Welcome to many churches in 2018.
The gospel we preach in our churches isn’t the gospel we practice in our homes or workplaces.
The grace we’ve been shown in our own lives is the same grace we refuse to extend to others.
In the name of “principles” and “standards”, we deny people cakes, haircuts, meals or any other basic service.
The Jesus of the Bible was friends with prostitutes, the blind, lepers, people of other races, those who betrayed him, tax collectors, the outcast and those overwhelmed by shame.
He showed them grace.
The first step of grace was usually friendship.
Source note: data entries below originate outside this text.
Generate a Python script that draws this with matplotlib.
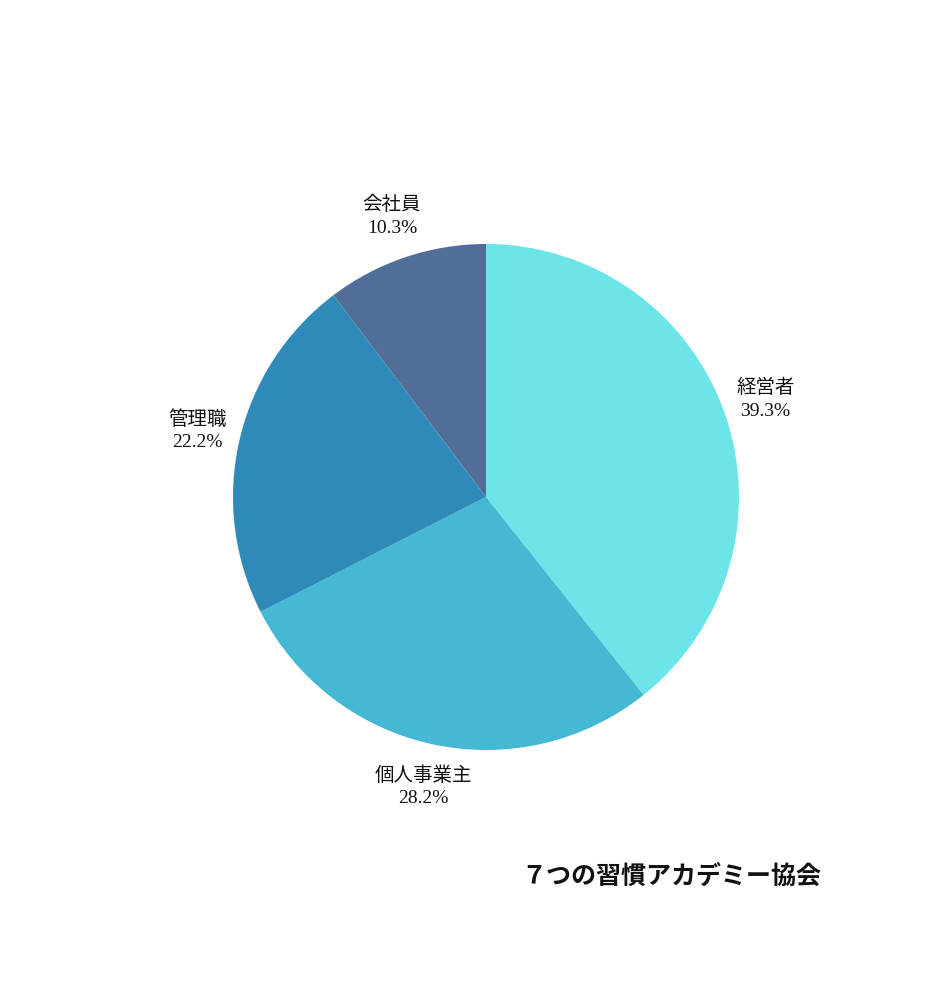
import matplotlib
matplotlib.use("Agg")
import matplotlib.pyplot as plt
import numpy as np

plt.rcParams['font.family'] = ['Liberation Serif', 'Noto Sans CJK JP', 'DejaVu Sans']

labels = ["経営者", "個人事業主", "管理職", "会社員"]
values = [39.3, 28.2, 22.2, 10.3]
colors = ["#6be5e8", "#45b8d4", "#2e8bb9", "#516e99"]
watermark = "７つの習慣アカデミー協会"

fig = plt.figure(figsize=(9.39, 9.92), dpi=100)
ax = fig.add_axes([233 / 939, 242 / 992, 506 / 939, 506 / 992])

wedges, _ = ax.pie(values, colors=colors, startangle=90, counterclock=False,
                   radius=1.0, wedgeprops=dict(linewidth=0))

total = sum(values)
start = 90.0
for lab, v in zip(labels, values):
    mid = start - v / total * 360 / 2
    start -= v / total * 360
    r = 1.17
    x = r * np.cos(np.radians(mid))
    y = r * np.sin(np.radians(mid))
    ax.text(x, y, f"{lab}\n{v:.1f}%", ha="center", va="center",
            fontsize=14, linespacing=1.4, color="#111111")

ax.set_xlim(-1, 1)
ax.set_ylim(-1, 1)
ax.set_aspect("equal")
ax.axis("off")

fig.text(671 / 939, 1 - 877 / 992, watermark, ha="center", va="center",
         fontsize=18, fontweight="bold", color="#111111")

fig.savefig("out.png", dpi=100)
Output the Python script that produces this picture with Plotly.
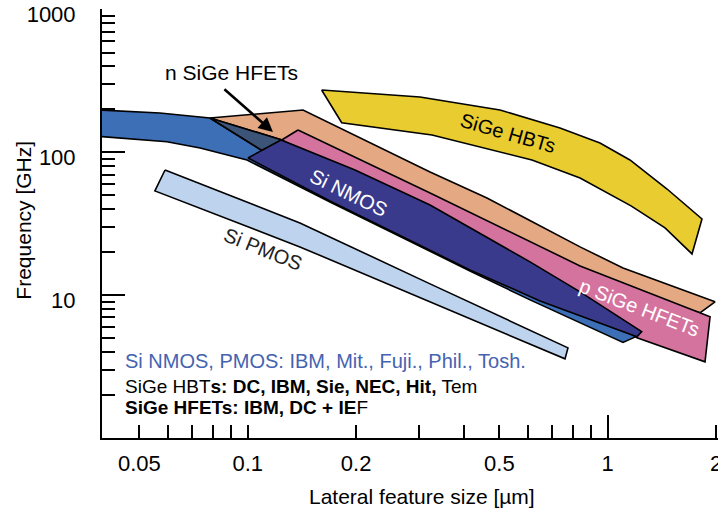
import math
import plotly.graph_objects as go

# ---------------- data (feature size in um, frequency in GHz) ----------------
# SiGe HBTs band: upper edge left->right, then lower edge right->left
hbt_x = [0.1604, 0.3009, 0.502, 0.737, 0.952, 1.153, 1.462, 1.828,
         1.715, 1.443, 1.161, 0.838, 0.616, 0.325, 0.1824]
hbt_y = [273.3, 244.2, 198.0, 148.2, 116.4, 88.5, 55.4, 34.2,
         19.45, 29.6, 42.2, 66.2, 88.5, 132.4, 161.4]

# Si PMOS band
pmos_x = [0.0589, 0.1396, 0.321, 0.7757, 0.761, 0.321, 0.1396, 0.0552]
pmos_y = [75.3, 32.06, 12.0, 4.277, 3.583, 8.98, 21.78, 53.7]

# Si NMOS (long-channel, curved) band
nband_x = [0.0388, 0.0570, 0.0785, 0.1095, 0.1396, 0.2648, 0.6487, 1.229,
           1.103, 0.6085, 0.4143, 0.1692, 0.0995, 0.0737, 0.0596, 0.0388]
nband_y = [198.0, 188.7, 174.1, 103.1, 75.3, 34.75, 10.55, 5.275,
           4.674, 9.27, 14.79, 44.97, 88.5, 107.4, 118.8, 129.2]

# n SiGe HFETs
nhfet_x = [0.0785, 0.1424, 0.321, 0.462, 0.838, 1.103, 1.987, 1.805, 0.838, 0.321, 0.1245]
nhfet_y = [174.1, 198.0, 72.9, 47.96, 21.78, 15.52, 8.98, 7.52, 13.87, 42.85, 122.1]

# p SiGe HFETs
phfet_x = [0.1379, 0.321, 0.838, 1.925, 1.864, 1.206, 0.838, 0.321, 0.1396, 0.1242]
phfet_y = [143.5, 51.98, 16.03, 7.05, 3.414, 5.026, 9.27, 36.48, 103.9, 122.1]

# overlap of n SiGe HFET and Si NMOS band
overlap_x = [0.0785, 0.1245, 0.1095]
overlap_y = [174.1, 122.1, 103.1]

# Si NMOS (short-channel) region
nmos_x = [0.1001, 0.1237, 0.1986, 0.321, 0.6085, 0.838, 1.243, 1.206, 0.6487, 0.4143, 0.1692]
nmos_y = [91.4, 122.1, 75.3, 42.85, 17.1, 10.55, 5.564, 5.108, 9.12, 15.03, 45.7]

x_major = [0.05, 0.1, 0.2, 0.5, 1, 2]
x_major_text = ["0.05", "0.1", "0.2", "0.5", "1", "2"]
x_minor = [0.06, 0.07, 0.08, 0.09, 0.3, 0.4, 0.6, 0.7, 0.8, 0.9]
y_major = [10, 100, 1000]
y_major_text = ["10", "100", "1000"]
y_minor = [m * d for d in (1, 10, 100) for m in range(2, 10)]

FONT = "Liberation Sans, Arial, Helvetica, sans-serif"


def closed(xs, ys):
    return list(xs) + [xs[0]], list(ys) + [ys[0]]


shapes = [
    (hbt_x, hbt_y, "#e9cd30"),
    (pmos_x, pmos_y, "#bed3ee"),
    (nband_x, nband_y, "#3d6fb6"),
    (nhfet_x, nhfet_y, "#e4a882"),
    (phfet_x, phfet_y, "#d5739f"),
    (overlap_x, overlap_y, "#3d5479"),
    (nmos_x, nmos_y, "#3a3a8c"),
]

fig = go.Figure()
for xs, ys, col in shapes:
    cx, cy = closed(xs, ys)
    fig.add_trace(go.Scatter(x=cx, y=cy, mode="lines", fill="toself",
                             fillcolor=col, line=dict(color="black", width=1.6),
                             hoverinfo="skip", showlegend=False))

L = math.log10

ann = [
    dict(text="n SiGe HFETs", x=L(0.0901), y=L(362), size=21, color="black", angle=0),
    dict(text="SiGe HBTs", x=L(0.527), y=L(136), size=20, color="black", angle=16),
    dict(text="Si NMOS", x=L(0.191), y=L(52), size=20, color="white", angle=26),
    dict(text="Si PMOS", x=L(0.1099), y=L(21.1), size=20, color="#222222", angle=22),
    dict(text="p SiGe HFETs", x=L(1.229), y=L(8.15), size=20, color="white", angle=21),
]
annotations = []
for a in ann:
    annotations.append(dict(text=a["text"], x=a["x"], y=a["y"], xref="x", yref="y",
                            showarrow=False, textangle=a["angle"],
                            font=dict(family=FONT, size=a["size"], color=a["color"])))

# arrow pointing at the n SiGe HFET region
annotations.append(dict(text="", x=L(0.1175), y=L(138.9), xref="x", yref="y",
                        ax=L(0.0853), ay=L(282.3), axref="x", ayref="y",
                        showarrow=True, arrowhead=2, arrowsize=1.1, arrowwidth=2.6,
                        arrowcolor="black", standoff=0))

notes = [
    ("Si NMOS, PMOS: IBM, Mit., Fuji., Phil., Tosh.", "#4463b0", 0.1786, 20),
    ("SiGe HBT<b>s: DC, IBM, Sie, NEC, Hit,</b> Tem", "black", 0.1203, 19),
    ("<b>SiGe HFETs: IBM, DC + IE</b>F", "black", 0.0707, 19),
]
for t, c, yy, sz in notes:
    annotations.append(dict(text=t, x=0.034, y=yy, xref="paper", yref="paper",
                            xanchor="left", yanchor="middle", showarrow=False,
                            font=dict(family=FONT, size=sz, color=c)))

annotations.append(dict(text="Lateral feature size [\u00b5m]", x=0.519, y=-0.137,
                        xref="paper", yref="paper", showarrow=False,
                        xanchor="center", yanchor="middle",
                        font=dict(family=FONT, size=21, color="black")))
annotations.append(dict(text="Frequency [GHz]", x=-0.128, y=0.507,
                        xref="paper", yref="paper", showarrow=False, textangle=-90,
                        xanchor="center", yanchor="middle",
                        font=dict(family=FONT, size=21, color="black")))

xrange = [-1.405, 0.3065]
fig.update_layout(
    width=718, height=515,
    margin=dict(l=102, r=0, t=9, b=77, autoexpand=False),
    paper_bgcolor="white", plot_bgcolor="white",
    font=dict(family=FONT, color="black"),
    showlegend=False,
    annotations=annotations,
    xaxis=dict(type="log", range=xrange, showgrid=False, zeroline=False,
               automargin=False,
               showline=True, linecolor="black", linewidth=2,
               ticks="inside", ticklen=13, tickwidth=1.6, tickcolor="black",
               tickmode="array", tickvals=x_major, ticktext=x_major_text,
               tickfont=dict(family=FONT, size=22, color="black"),
               ticklabelstandoff=5, ticklabeloverflow="allow",
               minor=dict(tickmode="array", tickvals=x_minor, ticks="inside",
                          ticklen=13, tickwidth=1.6, tickcolor="black", showgrid=False)),
    xaxis2=dict(type="log", range=xrange, overlaying="x", anchor="y", side="bottom",
                automargin=False,
                showgrid=False, zeroline=False, showline=False,
                ticks="inside", ticklen=23, tickwidth=2, tickcolor="black",
                tickmode="array", tickvals=[1], showticklabels=False),
    yaxis=dict(type="log", range=[0, 3.004], showgrid=False, zeroline=False,
               automargin=False,
               showline=True, linecolor="black", linewidth=2,
               ticks="inside", ticklen=23, tickwidth=1.6, tickcolor="black",
               tickmode="array", tickvals=y_major, ticktext=y_major_text,
               tickfont=dict(family=FONT, size=22, color="black"),
               ticklabelstandoff=20, ticklabelshift=5, ticklabeloverflow="allow",
               minor=dict(tickmode="array", tickvals=y_minor, ticks="inside",
                          ticklen=13, tickwidth=1.6, tickcolor="black", showgrid=False)),
)
# invisible helper trace to activate xaxis2 (long tick at 1)
fig.add_trace(go.Scatter(x=[1], y=[1], xaxis="x2", yaxis="y", mode="markers",
                         marker=dict(opacity=0), hoverinfo="skip", showlegend=False))

fig.write_html("out.html", config={"displayModeBar": False},
               post_script="document.body.style.margin='0';")
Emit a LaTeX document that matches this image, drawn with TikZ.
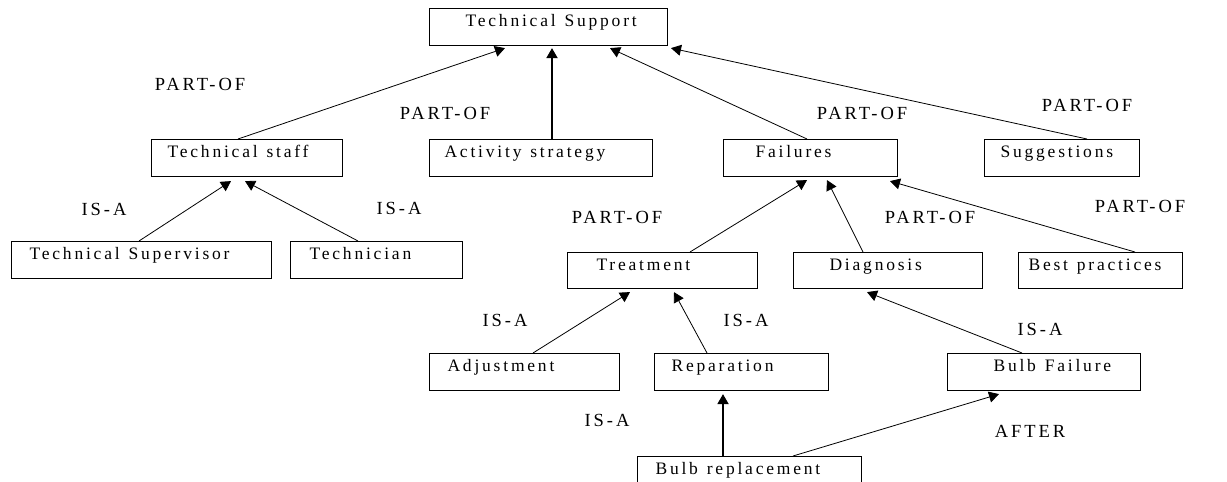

That doesn’t mean He didn’t take their sin seriously.
He did. He died and rose again to forgive that sin.
But it means He didn’t allow what was different about others keep him from loving them.
Dear follower of Jesus in America today….
Bake the cake…
Serve the unbeliever..
Be friends with those you disagree with…
Clothe the homeless…
Feed the hungry…
Welcome the newcomer…
After all, Jesus did say we’d be known our love for one another…not by our principles.
Last time I checked, the simplest way to build the kingdom is to strike up a friendship and share the gospel…not beat someone down and hope they’ll repent.
May the grace we treasure at church be the grace we practice in our lives.
The world is watching….
Let’s be a little more like Jesus…and little less like the Pharisees.
If you see the O’Malleys today…invite them to lunch.